Well, actually three employees—unless one is working double overtime, 7 days a week—and that is a healthy chunk of change: $12×24hr.s×365.25days = $105,192yr! :rolleyes:
 


In fact, the technical expense (power, maintenance, labor, etc.) for a 5 kw highly directional station is likely more than that for WBZ.

WBZ is quite directional. They don't send much power eastward into the ocean. Due to the pattern, it doesn't come in as well as you'd expect on outer Cape Cod, I've heard phasing artifacts there.
 
Well, actually three employees—unless one is working double overtime, 7 days a week—and that is a healthy chunk of change: $12×24hr.s×365.25days = $105,192yr! :rolleyes:

I meant "cheaper by the hour".

There is a common misconception that the power bill is a significant part of the budget of even larger market radio stations. In the case of WBZ, we are talking about a station that bills a coupla' million a month, so the $8,000 transmitter power bill is not a significant expense. Only if you are running 50 kw with an old high-level plate modulated transmitter in a market like Bismarck, ND, is the power bill "major"... as demonstrated this year by a 50 kw station dropping power to a more reasonable level for market coverage.
 
WBZ is quite directional. They don't send much power eastward into the ocean. Due to the pattern, it doesn't come in as well as you'd expect on outer Cape Cod, I've heard phasing artifacts there.

While the signal is pushed on the 270° radial and nulled on 90°, the pattern is very, very simple and uses just two towers. Compare to the costs of maintaining the much more critical and complex WRKO and WEEI systems, or the three pattern, four tower WMEX array and the WBZ system is a breeze.
 


Revenues are diminishing very slowly. In fact, the major reductions in revenue occurred during the peak of the recession and following the introduction of the PPM. And those affected the whole market.

Studio moving expenses are a capital expense, amortized over a useful life.
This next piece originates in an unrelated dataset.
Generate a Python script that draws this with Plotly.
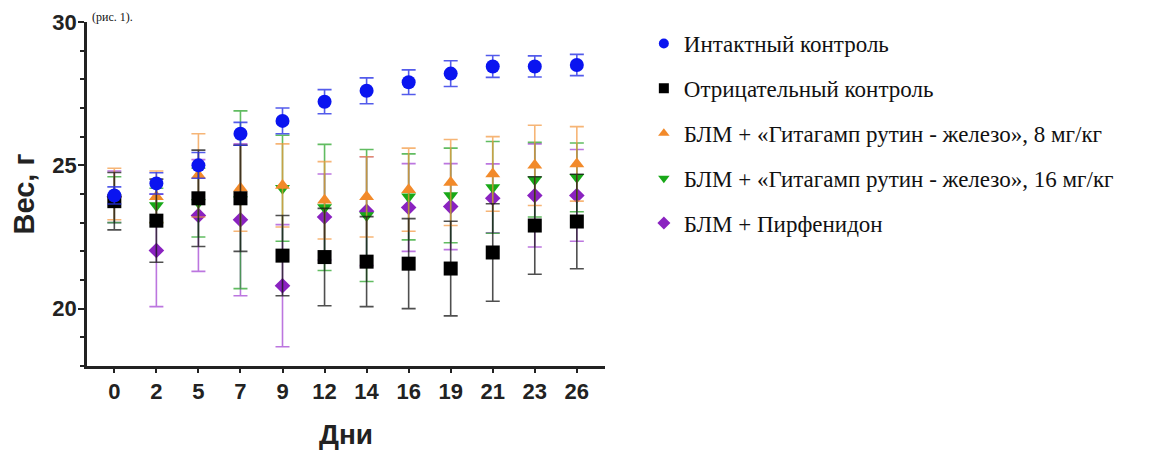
import plotly.graph_objects as go

days = ["0", "2", "5", "7", "9", "12", "14", "16", "19", "21", "23", "26"]

names = [
    "Интактный контроль",
    "Отрицательный контроль",
    "БЛМ + «Гитагамп рутин - железо», 8 мг/кг",
    "БЛМ + «Гитагамп рутин - железо», 16 мг/кг",
    "БЛМ + Пирфенидон",
]

intact = [23.95, 24.37, 25.0, 26.1, 26.55, 27.22, 27.6, 27.9, 28.2, 28.45, 28.45, 28.5]
intact_err = [0.3, 0.37, 0.45, 0.4, 0.45, 0.42, 0.45, 0.43, 0.45, 0.38, 0.37, 0.37]

negative = [23.75, 23.07, 23.85, 23.85, 21.85, 21.8, 21.64, 21.57, 21.4, 21.96, 22.9, 23.04]
negative_err = [1.0, 1.45, 1.68, 1.85, 1.4, 1.7, 1.57, 1.57, 1.65, 1.7, 1.7, 1.65]

gita8 = [24.0, 23.9, 24.65, 24.2, 24.3, 23.78, 23.9, 24.15, 24.4, 24.7, 25.0, 25.05]
gita8_err = [0.9, 0.9, 1.45, 1.5, 1.45, 1.35, 1.4, 1.45, 1.5, 1.3, 1.4, 1.3]

gita16 = [23.8, 23.6, 23.7, 23.8, 24.2, 23.53, 23.25, 23.9, 23.95, 24.23, 24.5, 24.58]
gita16_err = [0.8, 0.6, 1.2, 3.1, 1.85, 2.2, 2.3, 1.5, 1.65, 1.6, 1.3, 1.2]

pirf = [23.9, 22.03, 23.25, 23.1, 20.8, 23.2, 23.4, 23.53, 23.56, 23.85, 23.95, 23.95]
pirf_err = [0.9, 1.96, 1.95, 2.65, 2.13, 1.5, 1.9, 1.53, 1.5, 1.2, 1.8, 1.6]

series = [
    (names[0], intact, intact_err, "#0a14f0", "rgba(40,50,230,0.8)", "circle", 14),
    (names[1], negative, negative_err, "#000000", "rgba(20,20,20,0.75)", "square", 14),
    (names[2], gita8, gita8_err, "#f28a2a", "rgba(242,150,60,0.7)", "triangle-up", 13),
    (names[3], gita16, gita16_err, "#18a818", "rgba(30,160,30,0.7)", "triangle-down", 13),
    (names[4], pirf, pirf_err, "#8a22c0", "rgba(160,60,210,0.7)", "diamond", 12),
]

fig = go.Figure()

# legend entries (small markers) in original order
for i, (name, vals, err, col, ecol, sym, size) in enumerate(series):
    fig.add_trace(go.Scatter(
        x=[None], y=[None], mode="markers", name=name,
        marker=dict(color=col, symbol=sym, size=10),
        legendgroup=f"g{i}", showlegend=True,
    ))

# data traces, drawn so that the first series lies on top
for i, (name, vals, err, col, ecol, sym, size) in reversed(list(enumerate(series))):
    fig.add_trace(go.Scatter(
        x=days, y=vals, mode="markers", name=name,
        marker=dict(color=col, symbol=sym, size=size, line=dict(width=0)),
        error_y=dict(type="data", array=err, visible=True, color=ecol,
                     thickness=1.6, width=7),
        legendgroup=f"g{i}", showlegend=False,
    ))

fig.update_layout(
    width=1163, height=450,
    margin=dict(l=79, r=566, t=14, b=92),
    paper_bgcolor="white", plot_bgcolor="white",
    showlegend=True,
    legend=dict(
        x=1.075, y=1.0, xanchor="left", yanchor="top",
        font=dict(family="Times New Roman", size=23, color="#111"),
        tracegroupgap=12, itemwidth=30, bgcolor="rgba(0,0,0,0)",
        maxheight=1,
    ),
    font=dict(family="Liberation Sans, Arial, sans-serif", color="#222"),
    annotations=[dict(
        text="(рис. 1).", xref="paper", yref="paper", x=0.006, y=1.04,
        xanchor="left", yanchor="top", showarrow=False,
        font=dict(family="Times New Roman", size=12, color="#111"),
    )],
)

fig.update_xaxes(
    type="category", categoryorder="array", categoryarray=days,
    range=[-0.65, 11.67], automargin=False,
    showline=True, linecolor="#222", linewidth=2.5,
    ticks="outside", ticklen=4, tickwidth=2, tickcolor="#222",
    tickfont=dict(size=22, weight="bold", color="#222"),
    ticklabelstandoff=0,
    showgrid=False, zeroline=False,
    title=dict(text="Дни", font=dict(size=28, weight="bold", color="#222"), standoff=22),
)
fig.update_yaxes(
    range=[18, 30], tickvals=[20, 25, 30], automargin=False,
    showline=True, linecolor="#222", linewidth=2.5,
    ticks="outside", ticklen=6, tickwidth=2, tickcolor="#222",
    tickfont=dict(size=22, weight="bold", color="#222"),
    ticklabelstandoff=-3,
    minor=dict(dtick=1, tick0=18, ticks="outside", ticklen=4, tickwidth=1.5, tickcolor="#222"),
    showgrid=False, zeroline=False,
    title=dict(text="Вес, г", font=dict(size=29, weight="bold", color="#222"), standoff=14),
)

fig.write_html("out.html")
A 50 kw transmitter and all its gear probably use around $12 an hour in electricity. In other words, cheaper than the lowest paid employee by a great deal. In fact, the technical expense (power, maintenance, labor, etc.) for a 5 kw highly directional station is likely more than that for WBZ.

David,

Just to clarify: I did not mean to imply I was agreeing with the poster to whom I was responding. All I meant was that IF what said poster wrote was indeed true, then why would iHeart bother to take on this heavy burden of rapidly declining revenues, significant capital expense for moves, and a huge electric bill? Don't they have enough troubles of their own?

Fortunately, at least for WBZ's sake, the dire situation described by the other poster is not all doom-and-gloom.
 


While the signal is pushed on the 270° radial and nulled on 90°, the pattern is very, very simple and uses just two towers. Compare to the costs of maintaining the much more critical and complex WRKO and WEEI systems, or the three pattern, four tower WMEX array and the WBZ system is a breeze.
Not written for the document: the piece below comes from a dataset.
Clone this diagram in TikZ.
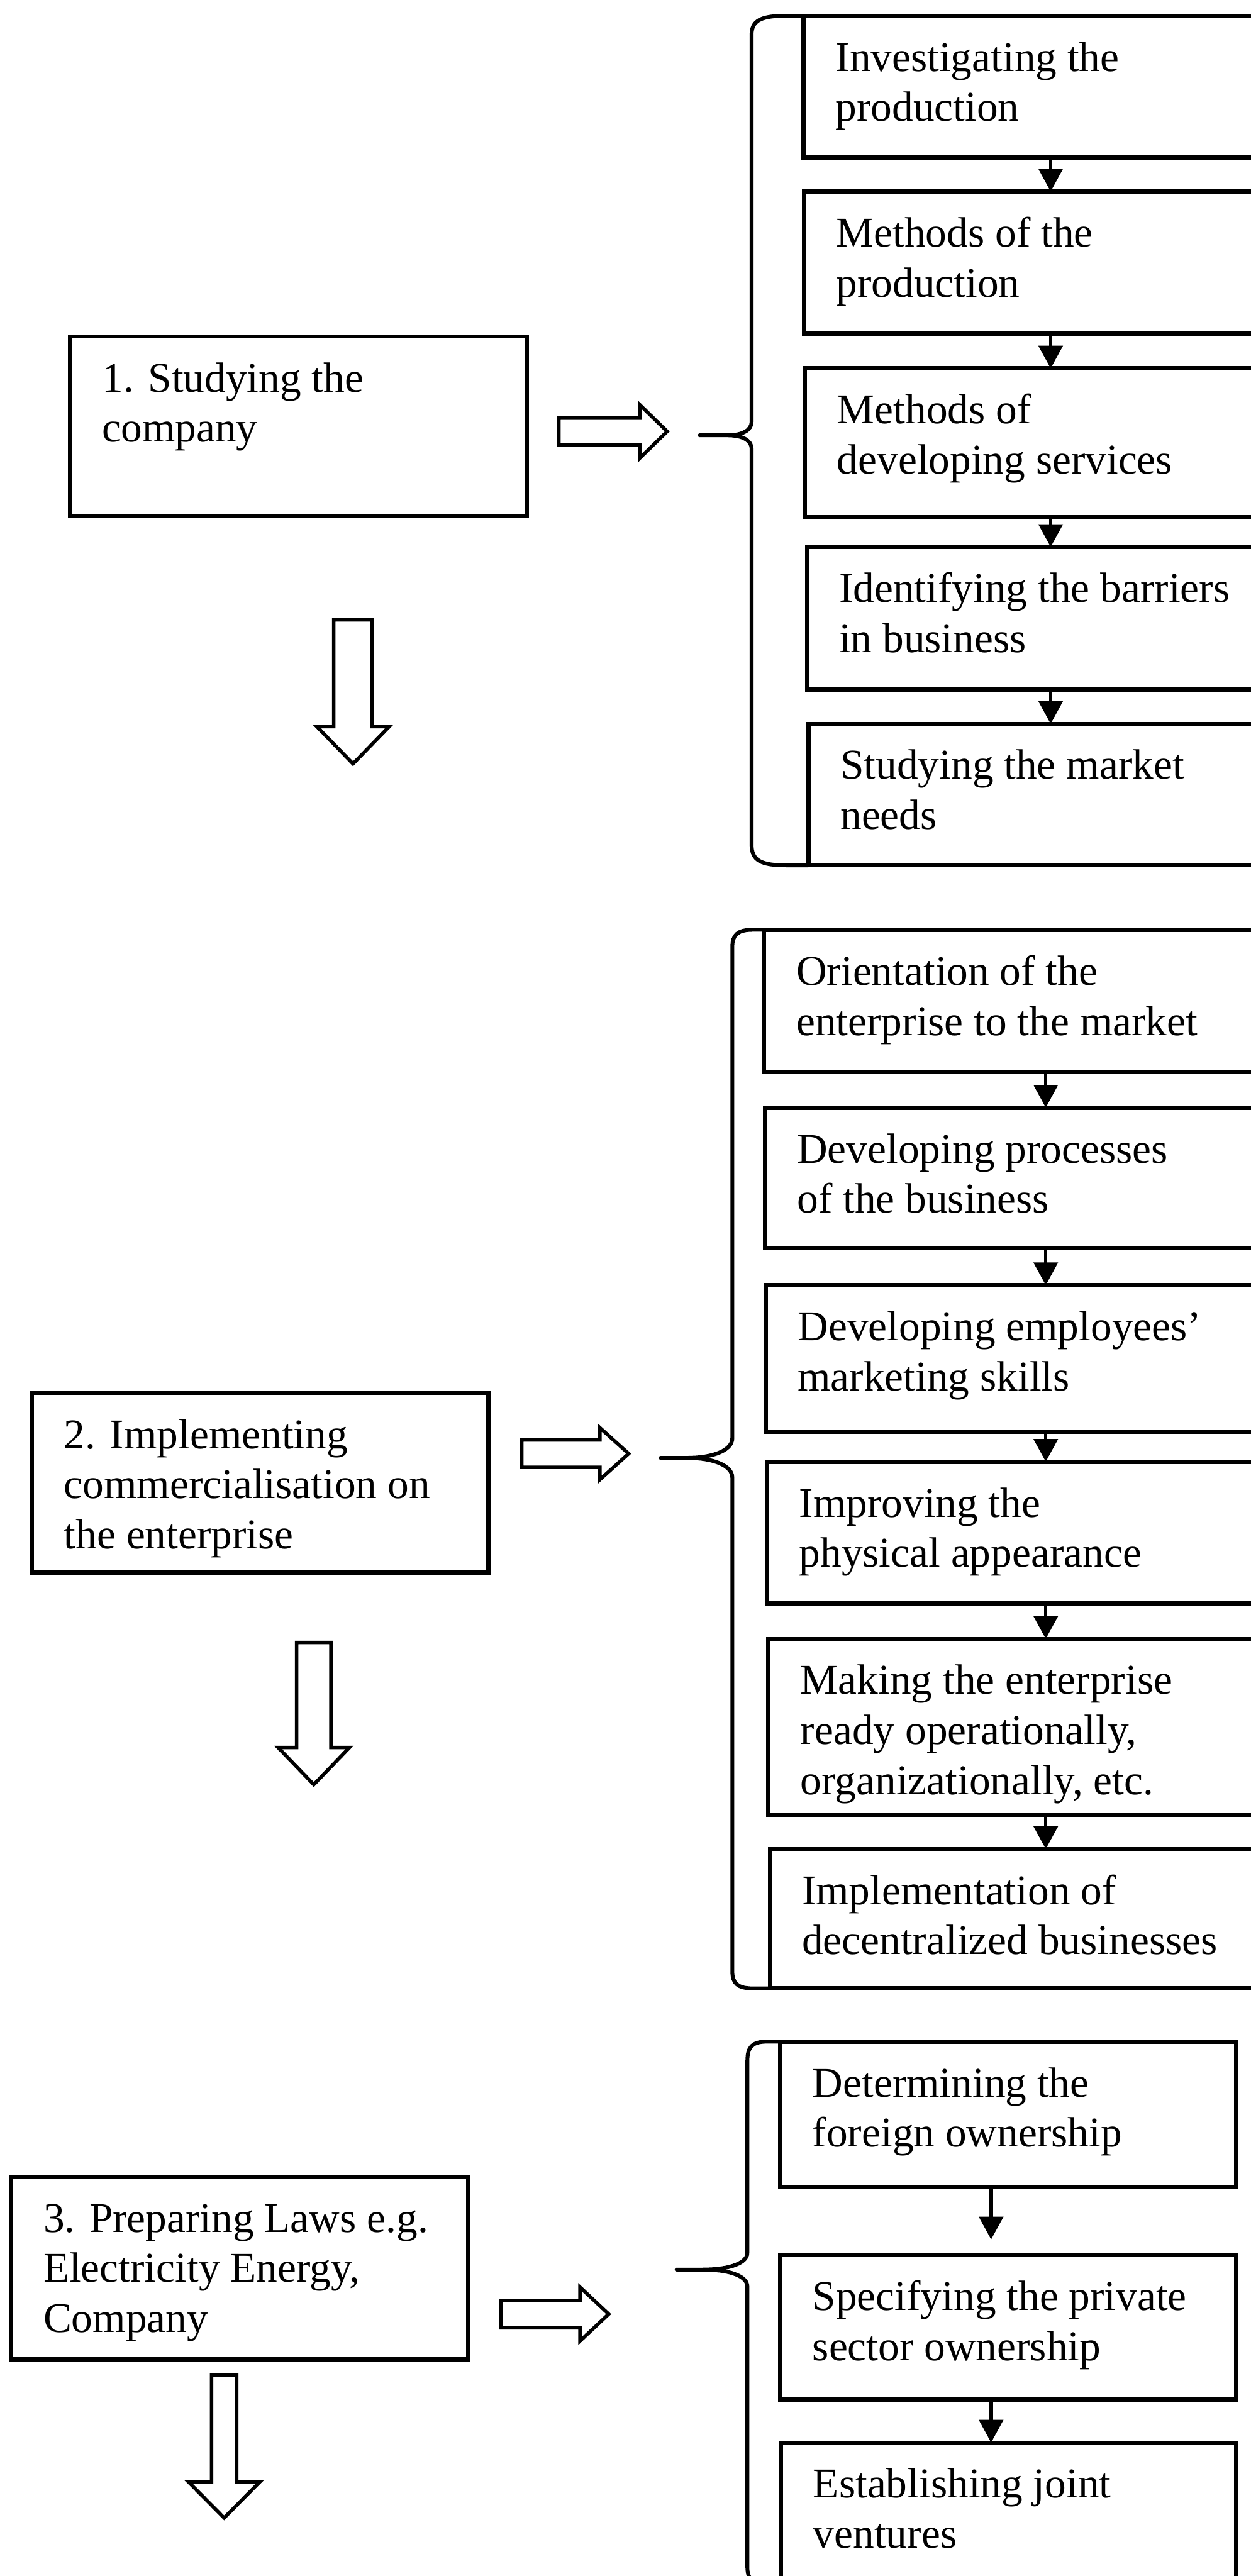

You are, once again, correct.

A two-tower array with a cardioid pattern which blows out heavy flames inland, as opposed to seaward, is fairly easy to implement.

In 1964, as a young pup, I wrote to the WBZ CE and asked where their transmitter was and if they were directional. I received a letter back from him - I might still have it in my collection of radio goodies - stating that "(WBZ) AM was directional only to prevent loss of signal over the ocean." Simple enough reason, simple enough pattern.

OTOH, the patterns for WRKO or WEEI-AM or WMEX have to be way more complex.